Now you’re laughing at me, right? Because writer’s block is the very stuff nightmares are made out of for a writer. The idea that you just can’t pick up a pencil or tap some keys and make words come out and form stories because all the sudden your imagination is barren and you’re stuck worrying for days and an weeks and months if maybe you’ve finally killed your brain and there is just no more creativity to be had. The very thought makes life a lot less worth living. But, if the past couple of weeks have taught me anything, there is most certainly something worse.
At least, with writer’s block, there are things you can do to help yourself. You take a break, curse your characters some, and swear you’ll never write them again if they don’t hurry up and behave. There are writing exercises you can do, or it just gives your fingers a well deserved break. Good things can come out of writer’s block if it doesn’t drive you to drown in despair first.
But imagine not being able to do ANYTHING. Imagine having ideas that you want to write but not being able to. Your laptop is sitting right on your desk, your notebook is resting right in your drawer—right there, all in reach.

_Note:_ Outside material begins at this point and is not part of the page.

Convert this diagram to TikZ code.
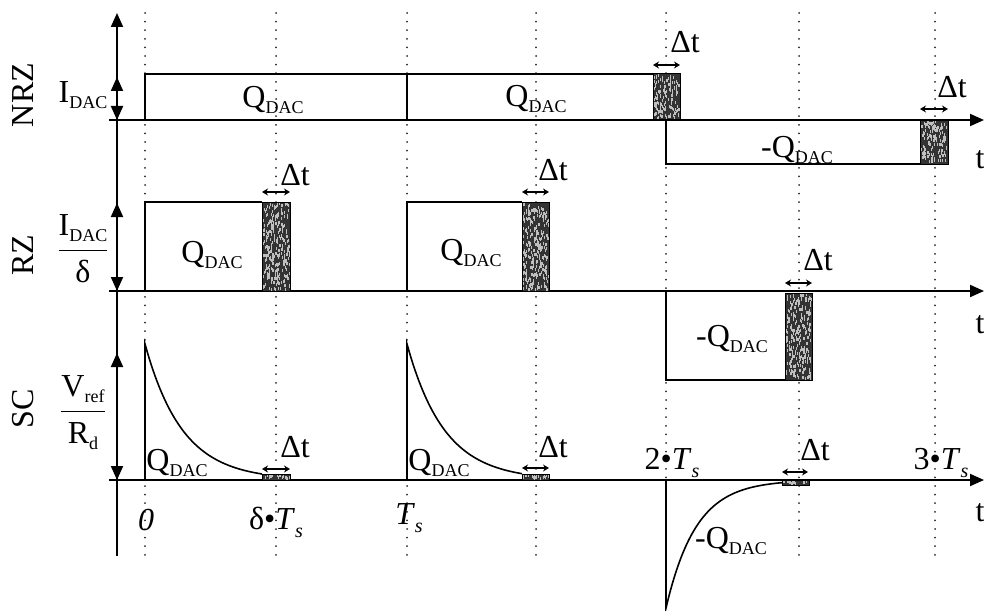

But you CAN’T WRITE.
Welcome to the nightmare that is carpal tunnel.
This had been my nightmare for the past two weeks. Luckily for me, all it took was a few weeks of resting in an arm brace for me to get right back at it again. Not going to lie, certain things still hurt like all get out, but there was only so much time I could take away from my writing before I went nuts. There are few forms of torture so agonizing as being able to touch your keyboard and smooth your notebook pages but not being able to tap the keys or curl your hand around a pen. You start wondering just what you did in a past life to deserve this, right before the laptop and notebook start laughing at you and your pain. The kicker is that carpal tunnel comes from writing and typing too much, so clearly you’ve been interrupted right in the middle of this great flow of creativity that is now being forcibly stopped up. It makes your head want to burst. All you want to do is sleep because you HURT and hopefully when you wake up enough time will have passed that you don’t hurt anymore.
Now, granted, there are some things you can do. For instance, I have speech recognition software on my computer, so there was that. I wasn’t completely dead in the water, no matter how I felt. But, for me, speaking aloud doesn’t allow me the same connection with my subconscious that produces words in the perfect conduit onto the page. It’s something, but it’s not enough. And there’s nothing you can do about it.
So there you are, my fellow writers. There’s a new nightmare for your dreams, a new scary story to tell around your campfires. I hope you sleep well tonight.